Richard Scully, FRHistS, is Associate Professor in Modern History at the University of New England. Richard has a deep interest in the history and development of political cartoons and graphic satire and is the author of Eminent Victorian Cartoonists (2018) and British Images of Germany: Admiration, Antagonism & Ambivalence, 1860-1914 (2012). He has served on the editorial board of the International Journal of Comic Art and the comité de lecture of Ridiculosa since 2013 and co-edited Drawing the Line: Using Cartoons as Historical Evidence (2009) with Marian Quartly; Comic Empires: Imperialism in Cartoons, Caricature, and Sarirical Art (2020) with Andrekos Varnava; and Academia and Higher Learning in Popular Culture: Seen and Unseen Universities (2023) with Marcus K. Harmes.
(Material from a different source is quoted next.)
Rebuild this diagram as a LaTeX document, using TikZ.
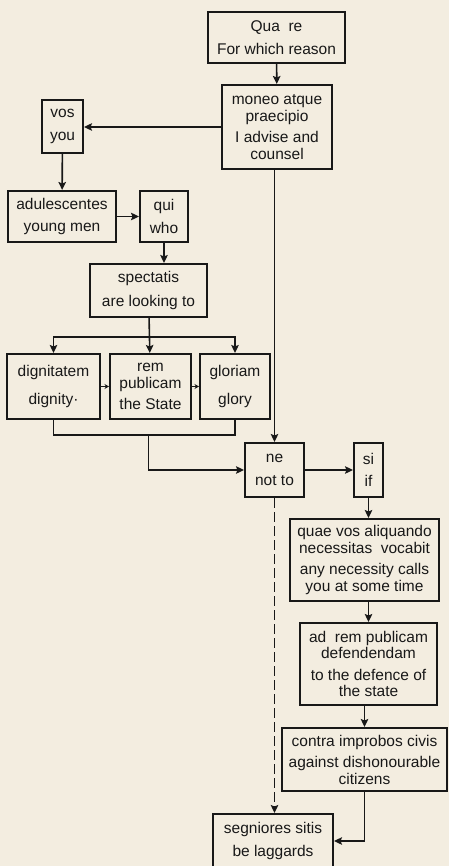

His work has appeared in German Studies Review, the Journal of Victorian CultureEuropean Comic Art, and Victorian Periodicals Review. He is CI, with Robert Phiddian and Stephanie Brookes, on the ARC Discovery Grant “Cartoon Nation: Australian Editorial Cartooning – Past, Present, and Future” (2023-26).

 


Stephen Skalicky

Stephen Skalicky received his PhD in Applied Linguistics from Georgia State University in 2018 and his MA in Rhetoric and Composition from Washington State University in 2012. He joined the School of Linguistics and Applied Language Studies at Victoria University of Wellington in February of 2019. Stephen is a computational social scientist who researches connections between language and cognition. In his research, he employs natural language processing, text analytics/classification, behavioural experiments, and statistical modelling to explore a variety of language phenomena. His research projects involve the exploration of different lexical, syntactic, and semantic aspects of creative language, such as sarcasm, metaphor, humour, and satire. He also investigates the development of lexical and syntactic knowledge when learning an additional language. Stephen was a member of the Organizing Committee for AHSN2021 at Massey University, Wellington Campus.